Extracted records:
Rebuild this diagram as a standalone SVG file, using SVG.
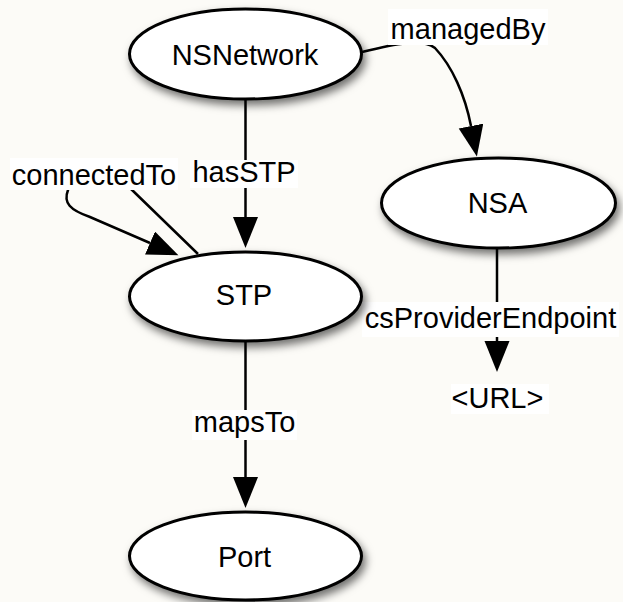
<svg xmlns="http://www.w3.org/2000/svg" width="623" height="602" viewBox="0 0 623 602">
  <style>
    .node ellipse { fill: #ffffff; stroke: #000000; stroke-width: 3; filter: url(#shadow); }
    text { font-family: "Liberation Sans", Arial, Helvetica, sans-serif; font-size: 29px; fill: #000000; text-anchor: middle; }
    .edge { fill: none; stroke: #000000; stroke-width: 2.5; marker-end: url(#arrow); }
    .plain { fill: none; stroke: #000000; stroke-width: 2.5; }
    .lbl { fill: #ffffff; stroke: none; }
  </style>
  <defs>
    <filter id="shadow" x="-20%" y="-30%" width="150%" height="170%">
      <feDropShadow dx="3" dy="5" stdDeviation="4" flood-color="#000000" flood-opacity="0.55"/>
    </filter>
    <marker id="arrow" markerUnits="userSpaceOnUse" markerWidth="32" markerHeight="26" refX="0" refY="12.5" orient="auto">
      <path d="M0,0 L31,12.5 L0,25 Z" fill="#000000"/>
    </marker>
  </defs>

  <rect x="0" y="0" width="623" height="602" fill="#fcfbf7"/>

  <!-- connectors -->
  <g id="edges">
    <g id="edge-hasSTP">
      <line class="edge" x1="245.5" y1="99" x2="245.5" y2="217"/>
      <rect class="lbl" x="190" y="160" width="108" height="28"/>
      <text x="244" y="182">hasSTP</text>
    </g>
    <g id="edge-mapsTo">
      <line class="edge" x1="245.5" y1="341" x2="245.5" y2="477"/>
      <rect class="lbl" x="192" y="410" width="105" height="30"/>
      <text x="244.5" y="432">mapsTo</text>
    </g>
    <g id="edge-csProviderEndpoint">
      <line class="edge" x1="497" y1="248" x2="497" y2="341"/>
      <rect class="lbl" x="362" y="302" width="257" height="35"/>
      <text x="490.5" y="328">csProviderEndpoint</text>
    </g>
    <g id="edge-managedBy">
      <path class="edge" d="M362,52 C395,44 422,38 435,48 C452,66 465,95 471,126"/>
      <rect class="lbl" x="388" y="9" width="160" height="36"/>
      <text x="468" y="39">managedBy</text>
    </g>
    <g id="edge-connectedTo">
      <path class="edge" d="M198,254 L130,188 C110,168 75,170 68,190 C63,203 70,210 90,217 L150,243"/>
      <rect class="lbl" x="10" y="158" width="168" height="32"/>
      <text x="94" y="185">connectedTo</text>
    </g>
  </g>

  <!-- nodes -->
  <g id="node-NSNetwork" class="node">
    <ellipse cx="245.5" cy="54" rx="116" ry="45"/>
    <text x="245" y="65">NSNetwork</text>
  </g>
  <g id="node-STP" class="node">
    <ellipse cx="245.5" cy="296.5" rx="116" ry="44.5"/>
    <text x="244" y="305">STP</text>
  </g>
  <g id="node-Port" class="node">
    <ellipse cx="245.5" cy="556" rx="116" ry="44"/>
    <text x="244.5" y="567">Port</text>
  </g>
  <g id="node-NSA" class="node">
    <ellipse cx="498.5" cy="203" rx="117" ry="45"/>
    <text x="497.5" y="213">NSA</text>
  </g>
  <g id="node-URL">
    <rect class="lbl" x="451" y="384" width="98" height="30"/>
    <text x="497.5" y="408">&lt;URL&gt;</text>
  </g>
</svg>
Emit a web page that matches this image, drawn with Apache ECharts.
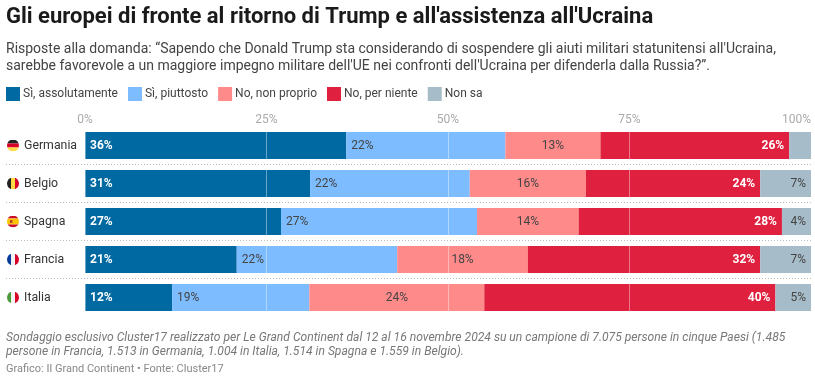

• _PROBLEM TO WORK ON_: Reply with only the number of lines in the entries that contain the word "this".

• _THE RESPONSE_: 2